Now, Erik D. Demaine, Susan Hohenberger, and David Liben-Nowell of the Massachusetts Institute of Technology’s Laboratory for Computer Science have analyzed Tetris from a computational perspective, focusing on the computer resources required to play the game successfully. In effect, they determined the relative running time or amount of memory a computer would require to play the game in its most demanding form.

The researchers initially focused on a version of Tetris in which the player knows the identity and order of all the pieces that will be presented. They also allowed the player an arbitrary number of shifts and rotations before a piece dropped into place.

We studied this version “because its hardness captures much of the difficulty of playing Tetris,” they remarked. “Intuitively, it is only easier to play Tetris with complete knowledge of the future, so the difficulty of playing the offline version suggests the difficulty of playing the online version.”

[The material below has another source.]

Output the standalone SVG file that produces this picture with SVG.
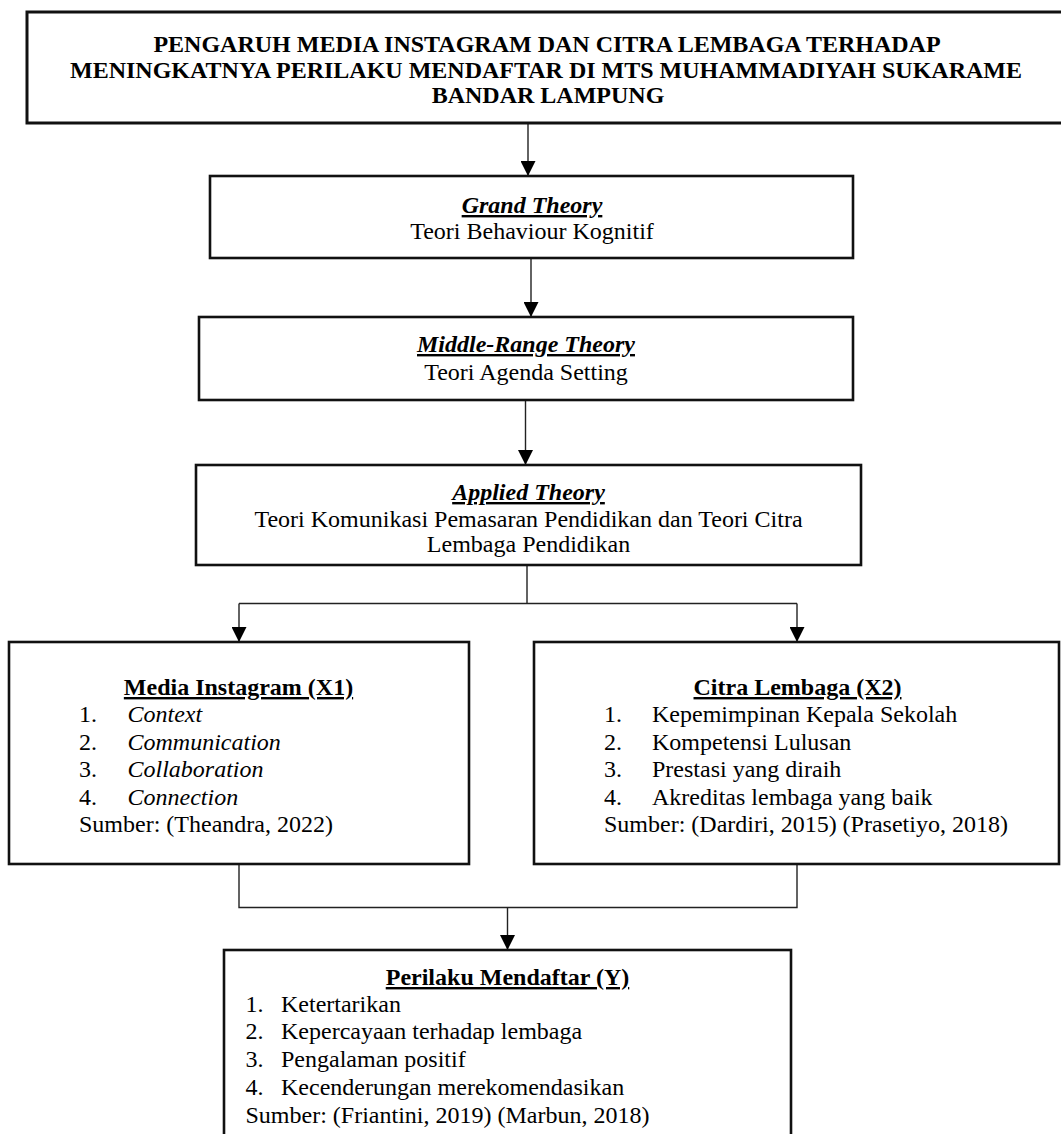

To get a measure of the computational complexity of Tetris, Demaine and his coworkers considered a generalized version of the game–one in which the game board grid could be any number of squares wide and high.

In this context, the computer scientists discovered that maximizing the number of rows cleared while playing the given sequence of pieces belongs to a category of problems described as NP-complete. An NP problem is one for which it is relatively easy to check whether a given answer is correct, but may require an impossibly long time to solve by any direct procedure. Interestingly, the computer game Minesweeper also belongs to the NP-complete category.

It turns out that other goals of Tetris, such as maximizing the number of pieces placed before a loss occurs or minimizing the height of the highest filled grid square, also belong to the NP-complete category. So, even if you know all the pieces in advance and can take as long as you want for each move, the game is still challenging.

Demaine and his collaborators also looked at other variants of Tetris. They evaluated, for example, the effect of restrictions on rotations, limitations on player agility, and the use of smaller sets of different tetrominoes.

What about the computational complexity of the actual game, where the sequence of pieces is generated randomly and the pieces can fall very quickly? That’s still an open question.